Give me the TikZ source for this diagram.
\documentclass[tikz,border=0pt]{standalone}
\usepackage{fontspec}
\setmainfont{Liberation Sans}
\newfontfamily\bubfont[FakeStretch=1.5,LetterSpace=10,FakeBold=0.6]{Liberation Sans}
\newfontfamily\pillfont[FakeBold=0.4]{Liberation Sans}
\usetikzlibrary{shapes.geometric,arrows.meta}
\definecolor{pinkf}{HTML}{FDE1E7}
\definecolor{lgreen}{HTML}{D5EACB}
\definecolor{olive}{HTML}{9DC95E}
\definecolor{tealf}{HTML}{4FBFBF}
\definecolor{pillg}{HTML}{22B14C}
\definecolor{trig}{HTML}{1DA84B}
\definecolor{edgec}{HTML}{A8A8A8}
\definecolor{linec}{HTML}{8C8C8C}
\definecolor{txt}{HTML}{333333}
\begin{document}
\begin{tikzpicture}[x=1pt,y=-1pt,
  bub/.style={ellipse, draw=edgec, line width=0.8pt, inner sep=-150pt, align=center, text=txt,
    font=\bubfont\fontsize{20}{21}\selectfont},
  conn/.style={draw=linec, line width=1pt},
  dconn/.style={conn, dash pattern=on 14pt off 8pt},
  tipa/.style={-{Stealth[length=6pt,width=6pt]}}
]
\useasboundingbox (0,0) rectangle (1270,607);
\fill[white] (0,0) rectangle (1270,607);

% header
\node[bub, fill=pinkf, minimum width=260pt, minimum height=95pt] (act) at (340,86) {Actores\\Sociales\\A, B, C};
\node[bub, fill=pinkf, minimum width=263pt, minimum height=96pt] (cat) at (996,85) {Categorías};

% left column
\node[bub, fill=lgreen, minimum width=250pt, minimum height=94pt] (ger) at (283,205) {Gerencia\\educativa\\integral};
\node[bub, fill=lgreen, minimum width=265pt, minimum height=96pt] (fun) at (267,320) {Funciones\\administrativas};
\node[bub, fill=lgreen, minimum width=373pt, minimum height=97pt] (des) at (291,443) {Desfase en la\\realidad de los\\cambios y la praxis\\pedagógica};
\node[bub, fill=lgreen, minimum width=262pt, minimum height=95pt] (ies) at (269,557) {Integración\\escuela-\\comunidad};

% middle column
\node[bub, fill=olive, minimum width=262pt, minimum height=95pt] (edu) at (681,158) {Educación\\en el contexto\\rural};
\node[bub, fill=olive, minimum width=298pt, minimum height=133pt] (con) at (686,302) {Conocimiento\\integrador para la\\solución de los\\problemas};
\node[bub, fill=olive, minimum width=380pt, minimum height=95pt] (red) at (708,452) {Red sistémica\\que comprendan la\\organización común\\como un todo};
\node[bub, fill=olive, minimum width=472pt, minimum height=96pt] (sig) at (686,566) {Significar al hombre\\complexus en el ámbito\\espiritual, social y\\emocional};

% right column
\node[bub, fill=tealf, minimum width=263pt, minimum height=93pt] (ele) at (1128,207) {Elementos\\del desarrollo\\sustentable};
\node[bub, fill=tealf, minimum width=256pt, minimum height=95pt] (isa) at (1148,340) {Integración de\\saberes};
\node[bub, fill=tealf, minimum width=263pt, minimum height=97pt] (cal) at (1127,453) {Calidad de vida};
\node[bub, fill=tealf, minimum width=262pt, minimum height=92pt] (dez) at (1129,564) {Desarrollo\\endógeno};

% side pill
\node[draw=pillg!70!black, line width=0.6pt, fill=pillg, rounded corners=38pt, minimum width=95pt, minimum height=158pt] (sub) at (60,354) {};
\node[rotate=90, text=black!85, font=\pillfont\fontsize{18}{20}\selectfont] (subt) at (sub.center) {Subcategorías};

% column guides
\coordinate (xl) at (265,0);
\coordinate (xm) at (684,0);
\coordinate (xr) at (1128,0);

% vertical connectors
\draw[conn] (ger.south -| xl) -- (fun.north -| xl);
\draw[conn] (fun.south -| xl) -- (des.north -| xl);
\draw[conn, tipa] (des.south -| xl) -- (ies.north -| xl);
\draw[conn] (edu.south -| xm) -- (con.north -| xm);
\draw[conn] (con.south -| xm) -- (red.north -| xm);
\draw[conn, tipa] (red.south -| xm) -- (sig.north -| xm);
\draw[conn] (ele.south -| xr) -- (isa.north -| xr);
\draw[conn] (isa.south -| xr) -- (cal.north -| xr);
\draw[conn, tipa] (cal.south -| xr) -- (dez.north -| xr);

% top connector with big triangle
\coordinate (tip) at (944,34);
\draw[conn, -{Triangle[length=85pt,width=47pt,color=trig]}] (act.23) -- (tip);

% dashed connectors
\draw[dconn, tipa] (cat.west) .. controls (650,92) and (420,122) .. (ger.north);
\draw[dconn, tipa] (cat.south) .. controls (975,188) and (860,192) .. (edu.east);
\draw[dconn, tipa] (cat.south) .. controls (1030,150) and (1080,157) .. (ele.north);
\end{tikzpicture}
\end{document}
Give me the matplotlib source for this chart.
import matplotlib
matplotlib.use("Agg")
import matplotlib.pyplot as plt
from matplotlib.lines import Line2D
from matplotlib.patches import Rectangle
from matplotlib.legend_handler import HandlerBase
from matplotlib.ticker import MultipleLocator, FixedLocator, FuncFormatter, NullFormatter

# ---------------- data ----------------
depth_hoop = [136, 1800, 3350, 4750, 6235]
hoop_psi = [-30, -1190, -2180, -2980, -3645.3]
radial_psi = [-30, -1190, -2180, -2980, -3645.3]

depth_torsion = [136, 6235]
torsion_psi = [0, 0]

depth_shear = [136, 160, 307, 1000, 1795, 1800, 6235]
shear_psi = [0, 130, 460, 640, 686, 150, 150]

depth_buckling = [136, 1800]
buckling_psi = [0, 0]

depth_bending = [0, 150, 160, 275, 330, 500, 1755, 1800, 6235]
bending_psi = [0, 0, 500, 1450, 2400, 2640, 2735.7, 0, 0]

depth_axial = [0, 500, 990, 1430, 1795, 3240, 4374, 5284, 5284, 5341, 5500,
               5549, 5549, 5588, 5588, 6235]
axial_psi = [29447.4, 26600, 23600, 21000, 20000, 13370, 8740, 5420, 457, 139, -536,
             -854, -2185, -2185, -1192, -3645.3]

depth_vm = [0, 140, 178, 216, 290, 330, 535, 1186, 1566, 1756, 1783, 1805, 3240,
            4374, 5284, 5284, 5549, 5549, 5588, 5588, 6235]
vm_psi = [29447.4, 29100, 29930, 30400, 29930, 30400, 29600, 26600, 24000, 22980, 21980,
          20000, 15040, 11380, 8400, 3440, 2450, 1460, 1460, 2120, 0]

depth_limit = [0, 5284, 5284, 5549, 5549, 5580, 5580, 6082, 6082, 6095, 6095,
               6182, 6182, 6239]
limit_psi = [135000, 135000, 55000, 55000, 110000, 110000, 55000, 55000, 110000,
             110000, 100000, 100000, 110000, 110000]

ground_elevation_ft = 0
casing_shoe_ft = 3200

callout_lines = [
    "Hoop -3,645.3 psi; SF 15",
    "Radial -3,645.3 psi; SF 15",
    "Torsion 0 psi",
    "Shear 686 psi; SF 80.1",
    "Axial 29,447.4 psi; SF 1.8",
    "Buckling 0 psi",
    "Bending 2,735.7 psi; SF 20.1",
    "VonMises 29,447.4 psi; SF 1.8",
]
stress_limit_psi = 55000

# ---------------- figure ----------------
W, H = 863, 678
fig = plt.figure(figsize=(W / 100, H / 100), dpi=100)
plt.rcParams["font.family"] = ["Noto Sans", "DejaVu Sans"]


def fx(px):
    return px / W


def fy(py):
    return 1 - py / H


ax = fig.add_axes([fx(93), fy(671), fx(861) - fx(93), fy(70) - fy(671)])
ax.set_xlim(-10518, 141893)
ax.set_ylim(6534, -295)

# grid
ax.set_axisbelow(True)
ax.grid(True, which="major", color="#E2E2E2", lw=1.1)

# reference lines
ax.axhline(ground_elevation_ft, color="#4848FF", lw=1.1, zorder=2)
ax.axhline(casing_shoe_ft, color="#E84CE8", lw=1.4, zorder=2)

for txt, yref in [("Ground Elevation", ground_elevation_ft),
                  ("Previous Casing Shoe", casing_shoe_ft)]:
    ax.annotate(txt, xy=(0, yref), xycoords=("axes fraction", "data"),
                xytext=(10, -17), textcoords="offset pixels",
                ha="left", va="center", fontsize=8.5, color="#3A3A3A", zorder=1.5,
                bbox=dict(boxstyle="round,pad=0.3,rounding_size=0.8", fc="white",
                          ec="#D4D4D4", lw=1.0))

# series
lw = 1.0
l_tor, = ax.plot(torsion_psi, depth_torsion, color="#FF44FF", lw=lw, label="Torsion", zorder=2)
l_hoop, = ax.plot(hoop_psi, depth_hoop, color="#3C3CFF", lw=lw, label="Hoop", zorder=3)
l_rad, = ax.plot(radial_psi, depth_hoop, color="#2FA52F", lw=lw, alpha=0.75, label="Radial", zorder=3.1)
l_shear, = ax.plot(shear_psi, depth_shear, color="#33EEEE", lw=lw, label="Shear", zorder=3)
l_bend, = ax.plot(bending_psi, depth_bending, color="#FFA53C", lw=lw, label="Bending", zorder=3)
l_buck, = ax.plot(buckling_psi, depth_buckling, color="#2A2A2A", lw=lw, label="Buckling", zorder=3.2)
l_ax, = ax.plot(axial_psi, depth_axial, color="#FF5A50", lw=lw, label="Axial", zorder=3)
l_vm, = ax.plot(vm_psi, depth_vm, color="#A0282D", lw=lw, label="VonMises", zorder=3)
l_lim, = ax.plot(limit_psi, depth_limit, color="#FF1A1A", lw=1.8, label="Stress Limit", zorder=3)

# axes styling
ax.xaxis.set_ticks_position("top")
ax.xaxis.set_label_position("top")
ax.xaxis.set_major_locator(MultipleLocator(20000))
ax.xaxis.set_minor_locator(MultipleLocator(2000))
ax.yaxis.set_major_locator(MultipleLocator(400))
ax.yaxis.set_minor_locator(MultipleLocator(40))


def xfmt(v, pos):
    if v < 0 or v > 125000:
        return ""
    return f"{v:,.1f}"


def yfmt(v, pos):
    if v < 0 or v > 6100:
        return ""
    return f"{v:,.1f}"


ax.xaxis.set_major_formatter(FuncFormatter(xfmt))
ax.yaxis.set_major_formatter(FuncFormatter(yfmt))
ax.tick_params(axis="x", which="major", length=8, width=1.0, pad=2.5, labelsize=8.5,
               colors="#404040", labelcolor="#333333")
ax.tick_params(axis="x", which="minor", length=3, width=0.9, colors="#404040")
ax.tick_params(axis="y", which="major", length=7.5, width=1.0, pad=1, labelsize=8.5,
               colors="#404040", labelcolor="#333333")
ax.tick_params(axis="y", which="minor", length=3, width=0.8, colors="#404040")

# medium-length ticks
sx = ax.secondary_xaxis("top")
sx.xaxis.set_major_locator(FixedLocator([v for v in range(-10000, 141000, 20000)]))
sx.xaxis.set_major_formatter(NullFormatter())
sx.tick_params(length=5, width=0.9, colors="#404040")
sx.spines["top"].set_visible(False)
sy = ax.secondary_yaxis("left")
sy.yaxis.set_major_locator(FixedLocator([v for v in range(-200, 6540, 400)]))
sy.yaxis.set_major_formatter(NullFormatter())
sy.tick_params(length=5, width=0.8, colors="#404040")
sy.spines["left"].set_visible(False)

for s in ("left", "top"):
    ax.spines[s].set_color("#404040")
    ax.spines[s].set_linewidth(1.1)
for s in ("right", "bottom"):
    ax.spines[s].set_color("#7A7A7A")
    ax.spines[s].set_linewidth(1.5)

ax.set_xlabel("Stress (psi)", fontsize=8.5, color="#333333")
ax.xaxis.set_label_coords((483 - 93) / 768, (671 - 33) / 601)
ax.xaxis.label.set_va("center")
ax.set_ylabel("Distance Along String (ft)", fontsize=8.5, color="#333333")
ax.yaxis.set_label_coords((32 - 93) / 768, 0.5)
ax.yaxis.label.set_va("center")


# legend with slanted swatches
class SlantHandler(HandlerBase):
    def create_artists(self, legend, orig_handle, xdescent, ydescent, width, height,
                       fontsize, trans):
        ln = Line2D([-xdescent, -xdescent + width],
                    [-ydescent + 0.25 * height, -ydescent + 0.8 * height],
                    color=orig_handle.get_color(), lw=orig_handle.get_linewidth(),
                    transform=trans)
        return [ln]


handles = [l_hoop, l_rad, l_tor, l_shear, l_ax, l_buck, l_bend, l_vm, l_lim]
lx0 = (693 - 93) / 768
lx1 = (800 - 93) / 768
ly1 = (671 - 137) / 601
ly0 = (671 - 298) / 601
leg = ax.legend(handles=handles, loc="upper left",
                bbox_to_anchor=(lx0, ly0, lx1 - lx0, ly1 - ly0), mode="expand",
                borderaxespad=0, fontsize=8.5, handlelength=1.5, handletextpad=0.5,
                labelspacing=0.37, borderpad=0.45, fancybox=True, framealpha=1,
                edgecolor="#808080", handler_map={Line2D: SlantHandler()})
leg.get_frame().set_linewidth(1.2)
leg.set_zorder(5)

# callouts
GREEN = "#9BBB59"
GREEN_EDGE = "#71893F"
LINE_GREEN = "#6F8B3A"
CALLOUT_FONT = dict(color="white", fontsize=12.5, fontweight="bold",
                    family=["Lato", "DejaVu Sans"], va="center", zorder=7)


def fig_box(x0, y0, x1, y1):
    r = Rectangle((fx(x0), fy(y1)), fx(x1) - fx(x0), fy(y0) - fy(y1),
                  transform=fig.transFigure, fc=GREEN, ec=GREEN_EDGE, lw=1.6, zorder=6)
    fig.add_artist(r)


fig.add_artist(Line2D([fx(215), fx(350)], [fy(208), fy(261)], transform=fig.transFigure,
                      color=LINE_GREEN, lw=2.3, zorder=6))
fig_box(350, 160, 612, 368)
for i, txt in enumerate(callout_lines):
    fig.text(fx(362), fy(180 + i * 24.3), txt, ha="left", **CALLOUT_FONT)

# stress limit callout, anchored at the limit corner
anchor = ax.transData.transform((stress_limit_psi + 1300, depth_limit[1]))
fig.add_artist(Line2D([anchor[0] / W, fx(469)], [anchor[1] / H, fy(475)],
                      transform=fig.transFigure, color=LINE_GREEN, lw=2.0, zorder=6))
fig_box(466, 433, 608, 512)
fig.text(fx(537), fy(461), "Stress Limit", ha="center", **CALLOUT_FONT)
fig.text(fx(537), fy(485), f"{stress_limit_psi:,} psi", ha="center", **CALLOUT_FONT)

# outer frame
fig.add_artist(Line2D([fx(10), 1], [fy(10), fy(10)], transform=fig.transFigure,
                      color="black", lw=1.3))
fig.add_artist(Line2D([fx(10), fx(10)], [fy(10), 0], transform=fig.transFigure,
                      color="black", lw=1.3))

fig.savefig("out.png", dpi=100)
++++++++++++++++++++
Quote, with nothing altered, all lines from the start of the entries to the line that carries "width=263pt, minimum height=96pt]", inclusive.

Give me the TikZ source for this diagram.
\documentclass[tikz,border=0pt]{standalone}
\usepackage{fontspec}
\setmainfont{Liberation Sans}
\newfontfamily\bubfont[FakeStretch=1.5,LetterSpace=10,FakeBold=0.6]{Liberation Sans}
\newfontfamily\pillfont[FakeBold=0.4]{Liberation Sans}
\usetikzlibrary{shapes.geometric,arrows.meta}
\definecolor{pinkf}{HTML}{FDE1E7}
\definecolor{lgreen}{HTML}{D5EACB}
\definecolor{olive}{HTML}{9DC95E}
\definecolor{tealf}{HTML}{4FBFBF}
\definecolor{pillg}{HTML}{22B14C}
\definecolor{trig}{HTML}{1DA84B}
\definecolor{edgec}{HTML}{A8A8A8}
\definecolor{linec}{HTML}{8C8C8C}
\definecolor{txt}{HTML}{333333}
\begin{document}
\begin{tikzpicture}[x=1pt,y=-1pt,
  bub/.style={ellipse, draw=edgec, line width=0.8pt, inner sep=-150pt, align=center, text=txt,
    font=\bubfont\fontsize{20}{21}\selectfont},
  conn/.style={draw=linec, line width=1pt},
  dconn/.style={conn, dash pattern=on 14pt off 8pt},
  tipa/.style={-{Stealth[length=6pt,width=6pt]}}
]
\useasboundingbox (0,0) rectangle (1270,607);
\fill[white] (0,0) rectangle (1270,607);

% header
\node[bub, fill=pinkf, minimum width=260pt, minimum height=95pt] (act) at (340,86) {Actores\\Sociales\\A, B, C};
\node[bub, fill=pinkf, minimum width=263pt, minimum height=96pt] (cat) at (996,85) {Categorías};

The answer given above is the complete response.